| BEIJING/SHANGHAI, April 17
BEIJING/SHANGHAI, April 17 China has backtracked
on its policy of capping retail prices on medicines and will
allow pharmaceutical companies to set prices for some drugs,
after criticism that controls had caused a drug drought that
derailed treatment for millions of patients.
Beijing has been struggling with rising healthcare costs,
violent conflicts between patients and doctors and medicine
safety issues, and President Xi Jinping has said providing
affordable, accessible healthcare is a government priority.
The partial reversal of the price control policy, in an
announcement quietly posted on a government website on Tuesday,
will give drug companies that were reluctant to supply low-cost
medicines greater incentives to do so and likely ease shortages.
But the move is limited to a specific number of drugs and
falls short of tackling the official price controls that have
placed undue price pressures on the pharmaceutical industry.
It follows a series of critical articles in Chinese media
that exposed a shortage of the drug Tapazole faced by millions
of hyperthyroidism patients since last year.
Essential drugs for other conditions have also vanished from
the shelves in the past few years, as domestic manufacturers
have found it not viable to produce them.
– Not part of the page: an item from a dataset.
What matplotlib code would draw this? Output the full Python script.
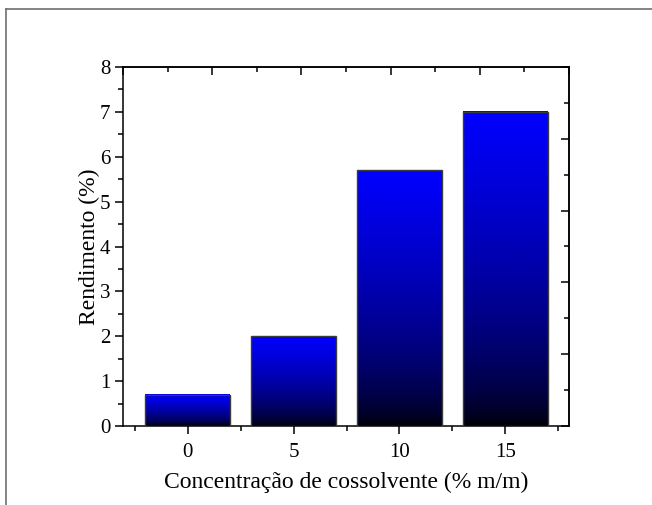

China will loosen price controls on a list of "commonly used
low-cost medicines", allowing pharmaceutical companies to set
prices as long as the daily cost of taking the drug "remains in
a certain range", according to a statement on the National
Health and Family Planning Commission's (NHFPC) website.
The statement did not specify what that range was and which
medicines would be included in the list.
"Drug shortages directly impact clinical treatment for
patients, and threaten the health and life of the masses," an
unnamed official said in a Q&A posted on the website. "Securing
the supply of low-cost medicine is an important part of
deepening health and medical system reforms."
Shares in Chinese drugmaker CSPC Pharmaceutical Group Ltd
rose 3.8 percent on Thursday, while Shanghai Fosun
Pharmaceutical (Group) Co. shares rose 1.3 percent.
The new regulations will also allow hospitals to choose
suppliers of these medicines. Under the current drug procurement
system, suppliers are chosen through provincial bidding systems
geared to keeping costs low, driving drug companies to cut or
suspend production of many basic medicines.
"The most important reason (for the drug shortages) is
inappropriate management and control by government bidding
departments in the bidding and procurement process," said Yu
Mingde, president of the Chinese Pharmaceutical Enterprises
Association, an organisation supervised by China's cabinet.
The new policy is expected to improve the supply of
inexpensive basic medicines. A proposal submitted to an
advisory body to China's parliament in March cited a survey that
showed more than 200 kinds of inexpensive medicine were in short
supply, over half of which were priced under 10 yuan ($1.61).
About 300-400 kinds of inexpensive basic medicines, such as
Tapazole, are widely used in China, covering 80 percent of
medicine use of all patients, according to the proposal.
The official price caps and government-run bidding have
forced prices down at the expense of quality, said Yu, with some
companies cutting corners to supply at below-cost prices.
For other essential medicines supplied under public health
programmes, local governments will remain in control of
purchasing and distributing.
Alexander Ng, a Hong Kong-based principal at McKinsey & Co,
a consulting firm, predicted bankruptcies among many small local
pharmaceutical companies, partly due to price pressures.
Such pressures, along with the increased cost of meeting
regulations and probes into corruption in the sector, dragged on
profit growth and squeezed margins last year, according to a
Reuters' analysis of over 50 Chinese healthcare firms.
Combined profit growth in 2013 fell to around 2.6 percent
from 15.2 percent the year before, while profit margins shrank
from close to 17 percent to 10.5 percent.
China has poured more than 3 trillion yuan ($482
billion)into medical reforms over the past five years, focusing
on expanding health insurance coverage and improving access to
medical service and medicines.
The country's healthcare bill is set to hit $1 trillion by
2020, according to a report from McKinsey & Co.
Some pharmaceutical companies had told Reuters they were
unwilling to continue supplying loss-making products.
"We stopped producing in June 2012 because the price was too
low," said a worker surnamed Yang at Beijing Yanjing
Pharmaceutical, one of the major suppliers of Tapazole.
"Our cost is above 2 yuan, but the bid price used to be 1.27
yuan until the first half of last year, we lost millions each
year supplying this medicine."
The shortage of Tapazole, used to treat over-activity of the
thyroid gland that can cause rapid weight gain or palpitations,
last year sent patients scrabbling for an imported alternative,
forcing them to pay a hefty premium.
The existing healthcare system also discourages doctors from
prescribing essential medicines because hospitals make very
little or no money from selling them, making it more difficult
for patients to get treatment with low-cost medicines.